Diecisiete sonidos

Cuenta un mito hindú que el mundo fue naciendo del sonido de la flauta de Krishna. Quizá por eso, Ravi Shankar -el gran músico indio- se atrevió a decir que “el sonido es dios”. Pero existe también el mito de la palabra creadora, el “hágase” del Génesis, y la poderosa energía del silencio. En 1977 las ondas espaciales Voyager partieron hacia los confines del sistema solar con un disco de oro que incluía -entre otras cosas- sonidos de la Tierra, como el aullido de un lobo, el viento, el crepitar del fuego, el latido de un corazón humano, el beso de una madre a su hijo… En ese contexto más cercano, más íntimo, los diecisiete sonidos del haiku (5-7-5) recogen una maravillosa e inagotable secuencia sonora que podríamos resumir en este poema de Gochiku: “larga es la noche: / el agua dice todo / lo que yo pienso”.

Volvemos siempre a los grandes maestros, a lo que ellos buscan. Bashô recoge el grito de una garza que huye asustada bajo el relámpago y el silencio contemplativo de unos monjes sorbiendo té… Buson despliega un intenso y variado tapiz sonoro, lleno de sutileza: el ciervo que brama tres veces bajo la lluvia y después enmudece; el sonido del agua que ahonda el sueño de cada durmiente en cada aldea; voces de gente regando los campos bajo la luna de verano; niños escuchando el estruendo de los canalones en el monzón; la golondrina que abandona, nerviosa, la sala de oro; el ratón que corretea sobre las cuerdas del koto; la lluvia invernal cayendo, silenciosa, sobre el musgo… y esa mariposa confiadamente dormida sobre la campana del templo… Issa ve salir la luna y escucha a un grillo que ha resistido la inundación; se alegra con los gorriones que juegan al escondite entre las flores de té, y con los insectos que cantan sobre una rama que flota a la deriva… Shiki retoma el célebre haiku de Buson sobre la mariposa, sustituyendo su sueño por el centelleo de una luciérnaga; escucha, bajo la luna brumosa, el mugido de una vaca al fondo del establo, y el chirrido de la gran puerta del templo al cerrarse, una noche de otoño…

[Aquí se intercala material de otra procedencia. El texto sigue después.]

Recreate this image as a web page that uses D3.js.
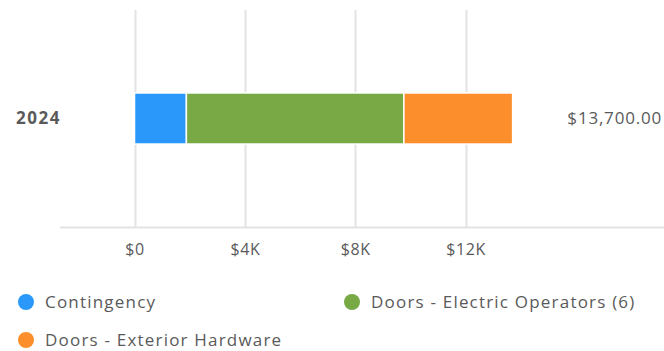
<!DOCTYPE html>
<html><head><meta charset="utf-8">
<script src="https://cdn.jsdelivr.net/npm/d3@7"></script>
<style>html,body{margin:0;padding:0;background:#fff;}svg{display:block;}</style>
</head><body>
<svg id="c" width="664" height="351"></svg>
<script>
const categories = ["2024"];
const seriesNames = ["Contingency", "Doors - Electric Operators (6)", "Doors - Exterior Hardware"];
const seriesColors = ["#2a98fa", "#78a945", "#fc8f2c"];
const contingency = [1880];
const electricOperators = [7880];
const exteriorHardware = [3940];
const totalLabels = ["$13,700.00"];
const tickValues = [0, 4000, 8000, 12000];
const tickLabels = ["$0", "$4K", "$8K", "$12K"];

const FONT = "'Open Sans', sans-serif";
const TXT = "#5a5a5a";
const svg = d3.select("#c");
const x = d3.scaleLinear().domain([0, 20000]).range([134.5, 686.5]);
const y = d3.scaleBand().domain(categories).range([10, 227]).padding(0.619);

const rows = categories.map((c, i) => ({cat: c, "Contingency": contingency[i], "Doors - Electric Operators (6)": electricOperators[i], "Doors - Exterior Hardware": exteriorHardware[i]}));
const stacked = d3.stack().keys(seriesNames)(rows);

// grid
svg.append("g").selectAll("line").data(tickValues).join("line")
  .attr("x1", d => Math.round(x(d)) + 0.5).attr("x2", d => Math.round(x(d)) + 0.5)
  .attr("y1", 10).attr("y2", 227)
  .attr("stroke", "#e3e3e3").attr("stroke-width", 2);

// axis line
svg.append("line").attr("x1", 60).attr("x2", 664).attr("y1", 227.5).attr("y2", 227.5)
  .attr("stroke", "#e3e3e3").attr("stroke-width", 2);

// bars
stacked.forEach((s, k) => {
  svg.append("g").selectAll("rect").data(s).join("rect")
    .attr("x", d => x(d[0])).attr("width", d => x(d[1]) - x(d[0]))
    .attr("y", (d, i) => y(categories[i])).attr("height", y.bandwidth())
    .attr("fill", seriesColors[k]).attr("stroke", "#fff").attr("stroke-width", 1.5);
});

// tick labels
const ax = svg.append("g").attr("transform", "translate(0,227)")
  .call(d3.axisBottom(x).tickValues(tickValues).tickFormat((d, i) => tickLabels[i]).tickSize(0).tickPadding(17));
ax.select(".domain").remove();
ax.selectAll("text").attr("font-family", FONT).attr("font-size", 16).attr("letter-spacing", 0.6).attr("fill", TXT);

// category labels
const ya = svg.append("g").attr("transform", "translate(61,0)")
  .call(d3.axisLeft(y).tickSize(0).tickPadding(0));
ya.select(".domain").remove();
ya.selectAll("text").attr("font-family", FONT).attr("font-size", 17).attr("font-weight", 700).attr("letter-spacing", 1.5).attr("fill", TXT);

// total labels
svg.append("g").selectAll("text").data(categories).join("text")
  .attr("x", 662).attr("y", d => y(d) + y.bandwidth() / 2).attr("dy", "0.35em")
  .attr("text-anchor", "end").attr("font-family", FONT).attr("font-size", 17).attr("letter-spacing", 0.8).attr("fill", TXT)
  .text((d, i) => totalLabels[i]);

// legend
const legPos = [[26, 302], [352, 302], [26, 340]];
const leg = svg.append("g").selectAll("g").data(seriesNames).join("g")
  .attr("transform", (d, i) => `translate(${legPos[i][0]},${legPos[i][1]})`);
leg.append("circle").attr("r", 8).attr("fill", (d, i) => seriesColors[i]);
leg.append("text").attr("x", 19).attr("dy", "0.35em").attr("font-family", FONT).attr("font-size", 17).attr("letter-spacing", 1.2).attr("fill", TXT).text(d => d);
</script>
</body></html>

El arco de los sonidos incluye, expresivamente, el silencio. A veces, con jovial ironía, como Ryôkan, parodiando el famosísimo haiku de Bashô: “un nuevo estanque, salta una rana y… ningún ruido”. Hay aguas calladas bajo la niebla; la belleza de un crisantemo blanco deja sin palabras a la misma flor, al anfitrión y al huésped; se abre el lirio y se escucha un sonido transparente; se está solo y se pasa un día entero en silencio: recogiendo lentejas, viendo sombras de mariposas o contemplando el oleaje que va y viene; entre las nubes se insinúa el mudo centelleo de una cascada… Todo se hace visible en el silencio, pero vuelve también la palabra consoladora: empieza a nevar, y ya tienen de qué hablar padre e hijo; alguien se está lavando los pies y se siente feliz porque hay otra persona que le habla… Volvemos al misterio de lo sagrado (que es todo). Un texto anónimo sobre las 110 vías de meditación dice: «Al comienzo del refinamiento gradual de un sonido, despiértate”. Es toda una llamada a la iluminación instantánea. Pero, entre el silencio y el sonido, hay un célebre koan -enigma o desconcierto- que nos interpela: “¿Cómo suena el aplauso con una sola mano?”